A senior US lawmaker has vowed to seek stiffer sanctions against North Korea due to human rights concerns after a stinging UN report likened the regime`s abuses to the Holocaust.

Washington: A senior US lawmaker has vowed to seek stiffer sanctions against North Korea due to human rights concerns after a stinging UN report likened the regime`s abuses to the Holocaust.

Representative Ed Royce, chairman of the House Foreign Affairs Committee, yesterday told a hearing that he would seek to enact a bill that would broaden already sweeping sanctions by punishing foreign governments that assist Kim Jong-Un`s regime.

The bill, which enjoys more than 130 co-sponsors in the 435-member House of Representatives, "targets the regime where it is most vulnerable - in the pocketbook," Royce said.

"It will prevent Kim Jong-Un from accessing, having the ability to use, that hard currency that he needs in order to pay his generals," Royce said. "It will go a long way towards bankrupting the regime."

North Korea is already the most sanctioned nation in the world, with the UN Security Council restricting vast sectors of the impoverished state`s economy in punishment over its defiant nuclear and missile tests.
The bill spells out penalties in the United States for foreign governments or financial institutions that work with North Korea on trade, cash transactions or bribes.

The bill could affect banks in China, which has shown growing impatience with its ally but has refused actions that would destabilise North Korea such as referring its leaders to the International Criminal Court for crimes against humanity.

A report by the Congressional Research Service, which provides analysis to lawmakers, said that the bill could put the United States in conflict with its ally South Korea if President Park Geun-Hye tried to expand the Kaesong industrial zone, a rare symbol of inter-Korean cooperation that Pyongyang shut down last year.

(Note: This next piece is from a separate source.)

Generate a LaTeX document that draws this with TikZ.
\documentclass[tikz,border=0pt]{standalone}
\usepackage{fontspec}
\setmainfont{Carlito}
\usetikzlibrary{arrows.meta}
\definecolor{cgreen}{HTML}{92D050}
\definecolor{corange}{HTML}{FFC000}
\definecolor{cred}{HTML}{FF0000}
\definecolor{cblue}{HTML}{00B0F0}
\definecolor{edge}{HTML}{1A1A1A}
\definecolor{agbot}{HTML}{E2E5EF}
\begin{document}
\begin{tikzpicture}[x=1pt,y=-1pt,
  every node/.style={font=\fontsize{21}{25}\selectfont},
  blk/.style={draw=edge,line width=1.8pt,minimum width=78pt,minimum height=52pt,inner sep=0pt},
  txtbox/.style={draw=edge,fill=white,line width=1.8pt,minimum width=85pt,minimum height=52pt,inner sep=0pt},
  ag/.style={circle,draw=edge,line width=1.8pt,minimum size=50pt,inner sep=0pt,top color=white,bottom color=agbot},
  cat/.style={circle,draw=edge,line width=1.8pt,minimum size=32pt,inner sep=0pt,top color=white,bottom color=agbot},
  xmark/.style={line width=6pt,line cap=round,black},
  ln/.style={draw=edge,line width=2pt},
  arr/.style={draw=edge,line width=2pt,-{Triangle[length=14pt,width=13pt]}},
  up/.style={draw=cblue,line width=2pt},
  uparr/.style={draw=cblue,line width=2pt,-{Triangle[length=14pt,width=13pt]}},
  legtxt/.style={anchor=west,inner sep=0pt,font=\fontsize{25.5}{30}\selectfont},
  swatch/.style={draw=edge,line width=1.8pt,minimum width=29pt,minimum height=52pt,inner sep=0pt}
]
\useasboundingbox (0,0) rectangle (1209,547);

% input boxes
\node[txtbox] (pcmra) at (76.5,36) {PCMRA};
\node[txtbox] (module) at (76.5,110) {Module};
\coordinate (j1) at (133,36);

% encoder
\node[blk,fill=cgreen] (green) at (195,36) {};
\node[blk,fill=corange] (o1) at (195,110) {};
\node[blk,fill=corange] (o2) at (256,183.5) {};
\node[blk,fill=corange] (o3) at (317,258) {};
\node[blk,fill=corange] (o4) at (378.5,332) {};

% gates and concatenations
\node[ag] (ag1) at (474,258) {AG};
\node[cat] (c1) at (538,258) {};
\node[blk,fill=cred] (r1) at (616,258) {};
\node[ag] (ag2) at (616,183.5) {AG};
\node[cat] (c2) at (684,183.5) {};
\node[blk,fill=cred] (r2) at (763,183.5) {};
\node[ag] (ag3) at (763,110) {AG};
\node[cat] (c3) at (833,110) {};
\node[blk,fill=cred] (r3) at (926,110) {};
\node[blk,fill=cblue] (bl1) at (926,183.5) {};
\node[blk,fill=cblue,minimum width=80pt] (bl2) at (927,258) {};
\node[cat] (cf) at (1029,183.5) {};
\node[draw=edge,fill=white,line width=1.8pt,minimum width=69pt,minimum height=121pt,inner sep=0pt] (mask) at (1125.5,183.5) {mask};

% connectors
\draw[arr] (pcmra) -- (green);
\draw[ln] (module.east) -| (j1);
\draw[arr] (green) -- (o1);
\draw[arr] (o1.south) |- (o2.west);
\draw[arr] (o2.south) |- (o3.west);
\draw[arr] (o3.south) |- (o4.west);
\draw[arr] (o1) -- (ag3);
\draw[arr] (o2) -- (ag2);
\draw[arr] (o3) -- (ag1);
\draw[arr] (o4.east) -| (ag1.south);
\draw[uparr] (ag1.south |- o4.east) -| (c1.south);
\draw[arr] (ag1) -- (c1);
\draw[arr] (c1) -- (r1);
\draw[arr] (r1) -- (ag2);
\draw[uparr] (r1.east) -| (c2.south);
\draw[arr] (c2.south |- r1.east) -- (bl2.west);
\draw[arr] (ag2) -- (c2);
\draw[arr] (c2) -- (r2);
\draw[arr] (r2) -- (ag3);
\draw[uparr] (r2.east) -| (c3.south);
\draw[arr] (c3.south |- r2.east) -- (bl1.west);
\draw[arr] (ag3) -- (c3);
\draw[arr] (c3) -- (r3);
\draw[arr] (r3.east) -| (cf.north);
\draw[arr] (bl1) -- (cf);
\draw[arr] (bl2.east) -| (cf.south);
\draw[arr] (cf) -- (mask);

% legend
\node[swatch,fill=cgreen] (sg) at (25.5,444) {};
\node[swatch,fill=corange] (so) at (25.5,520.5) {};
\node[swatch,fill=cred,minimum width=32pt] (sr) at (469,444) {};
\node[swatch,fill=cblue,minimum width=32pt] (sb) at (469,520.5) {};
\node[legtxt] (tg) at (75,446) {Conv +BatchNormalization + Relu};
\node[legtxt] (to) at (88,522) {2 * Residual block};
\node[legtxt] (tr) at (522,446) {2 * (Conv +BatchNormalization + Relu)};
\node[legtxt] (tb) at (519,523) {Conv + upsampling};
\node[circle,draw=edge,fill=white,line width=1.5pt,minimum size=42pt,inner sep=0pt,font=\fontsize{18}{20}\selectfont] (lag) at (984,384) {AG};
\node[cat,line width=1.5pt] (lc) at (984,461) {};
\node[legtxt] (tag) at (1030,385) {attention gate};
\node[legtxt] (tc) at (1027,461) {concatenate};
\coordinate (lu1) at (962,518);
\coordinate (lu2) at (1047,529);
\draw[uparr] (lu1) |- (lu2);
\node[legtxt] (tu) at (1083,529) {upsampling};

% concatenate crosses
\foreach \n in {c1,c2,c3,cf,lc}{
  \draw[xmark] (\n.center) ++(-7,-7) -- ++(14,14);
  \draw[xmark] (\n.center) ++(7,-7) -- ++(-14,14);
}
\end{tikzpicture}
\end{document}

A UN Commission of Inquiry last month documented mass executions, forced labour and other abuses by North Korea that it said were so pervasive that they sparked comparisons to Nazi Germany.

At the US House hearing on the report, a North Korean refugee testified how her parents were severely beaten, with her father dying, after they illegally crossed into China to seek food during the famine of the 1990s.

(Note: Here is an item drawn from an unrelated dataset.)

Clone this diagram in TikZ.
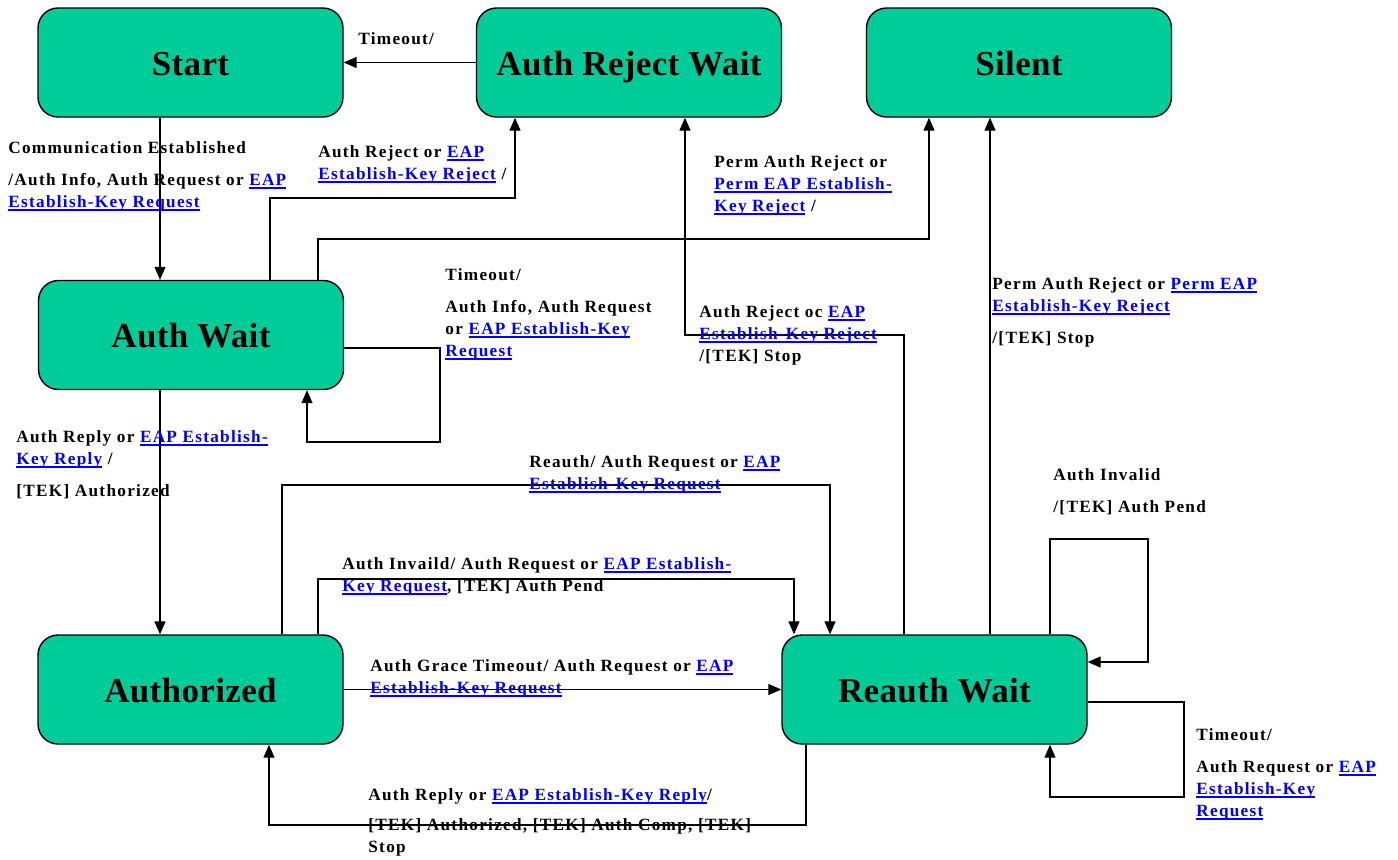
\documentclass[tikz,border=0pt]{standalone}
\usepackage{fontspec}
\setmainfont{Liberation Serif}
\newfontfamily\lblfont{Liberation Serif}[LetterSpace=7.5]
\newfontfamily\boxfont{Liberation Serif}[LetterSpace=1]
\usetikzlibrary{arrows.meta}
\definecolor{stategreen}{RGB}{0,204,153}
\definecolor{linkblue}{RGB}{0,0,255}
\newcommand{\lnk}[1]{{\color{linkblue}\setbox0=\hbox{#1}\rlap{\rule[-1.8pt]{\wd0}{0.9pt}}\box0}}
\tikzset{
  state/.style={draw=black, line width=0.7pt, fill=stategreen, rounded corners=10pt,
    minimum width=152.5pt, minimum height=54.5pt, inner sep=0pt,
    text height=12.6pt, text depth=0pt,
    font=\boxfont\bfseries\fontsize{17.5}{20}\selectfont},
  arr/.style={draw=black, line width=0.65pt, -{Triangle[length=6.5pt,width=5.5pt]}},
  lbl/.style={anchor=north west, inner sep=0pt, align=left,
    font=\lblfont\bfseries\fontsize{8.6}{11}\selectfont}
}
\begin{document}
\begin{tikzpicture}[x=0.5pt, y=-0.5pt]
\useasboundingbox (0,0) rectangle (1398,859);
% states
\node[state] (start)  at (190.5,62.5) {Start};
\node[state] (arw)    at (629,62.5)   {Auth Reject Wait};
\node[state] (silent) at (1019,62.5)  {Silent};
\node[state] (aw)     at (191,335)    {Auth Wait};
\node[state] (auth)   at (190.5,689.5) {Authorized};
\node[state] (rw)     at (934.5,689.5) {Reauth Wait};
% connectors
\draw[arr] (arw.west) -- (start.east);
\draw[arr] (160,0 |- start.south) -- (160,0 |- aw.north);
\draw[arr] (270,0 |- aw.north) |- (515,198) -- (515,0 |- arw.south);
\draw[arr] (318,0 |- aw.north) |- (929,239) -- (929,0 |- silent.south);
\draw[arr] (aw.east |- 0,348) -| (440,442) -| (307,0 |- aw.south);
\draw[arr] (160,0 |- aw.south) -- (160,0 |- auth.north);
\draw[arr] (282,0 |- auth.north) |- (830,485) -- (830,0 |- rw.north);
\draw[arr] (318,0 |- auth.north) |- (794,579) -- (794,0 |- rw.north);
\draw[arr] (auth.east) -- (rw.west);
\draw[arr] (806,0 |- rw.south) |- (269,825) -- (269,0 |- auth.south);
\draw[arr] (904,0 |- rw.north) |- (685,335) -- (685,0 |- arw.south);
\draw[arr] (990,0 |- rw.north) -- (990,0 |- silent.south);
\draw[arr] (1050,0 |- rw.north) |- (1148,539) |- (rw.east |- 0,662);
\draw[arr] (rw.east |- 0,702) -| (1184,797) -| (1050,0 |- rw.south);
% labels
\node[lbl] (l1) at (358,32) {Timeout/};
\node[lbl] (l2) at (8,141) {Communication Established\\[5pt]/Auth Info, Auth Request or \lnk{EAP}\\\lnk{Establish-Key Request}};
\node[lbl] (l3) at (318,145) {Auth Reject or \lnk{EAP}\\\lnk{Establish-Key Reject} /};
\node[lbl] (l4) at (714,155) {Perm Auth Reject or\\\lnk{Perm EAP Establish-}\\\lnk{Key Reject} /};
\node[lbl] (l5) at (445,268) {Timeout/\\[5pt]Auth Info, Auth Request\\or \lnk{EAP Establish-Key}\\\lnk{Request}};
\node[lbl] (l6) at (699,305) {Auth Reject oc \lnk{EAP}\\\lnk{Establish-Key Reject}\\/[TEK] Stop};
\node[lbl] (l7) at (992,277) {Perm Auth Reject or \lnk{Perm EAP}\\\lnk{Establish-Key Reject}\\[5pt]/[TEK] Stop};
\node[lbl] (l8) at (16,430) {Auth Reply or \lnk{EAP Establish-}\\\lnk{Key Reply} /\\[5pt]{}[TEK] Authorized};
\node[lbl] (l9) at (529,455) {Reauth/ Auth Request or \lnk{EAP}\\\lnk{Establish-Key Request}};
\node[lbl] (l10) at (342,557) {Auth Invaild/ Auth Request or \lnk{EAP Establish-}\\\lnk{Key Request}, [TEK] Auth Pend};
\node[lbl] (l11) at (370,659) {Auth Grace Timeout/ Auth Request or \lnk{EAP}\\\lnk{Establish-Key Request}};
\node[lbl] (l12) at (368,788) {Auth Reply or \lnk{EAP Establish-Key Reply}/\\[4pt]{}[TEK] Authorized, [TEK] Auth Comp, [TEK]\\Stop};
\node[lbl] (l13) at (1053,468) {Auth Invalid\\[5pt]/[TEK] Auth Pend};
\node[lbl] (l14) at (1196,728) {Timeout/\\[5pt]Auth Request or \lnk{EAP}\\\lnk{Establish-Key}\\\lnk{Request}};
\end{tikzpicture}
\end{document}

The refugee, Grace Minhee Jo, said that she was placed in an orphanage where up to 20 children stayed in each room. She said she was forced to work each day from 6:00 am to 7:00 pm, eating only barley and radish soup and not receiving any rice or education.

"I would like to please ask the US and UN to rescue the suffering North Korean people," she said. "Please be their voice and be advocates of their human rights."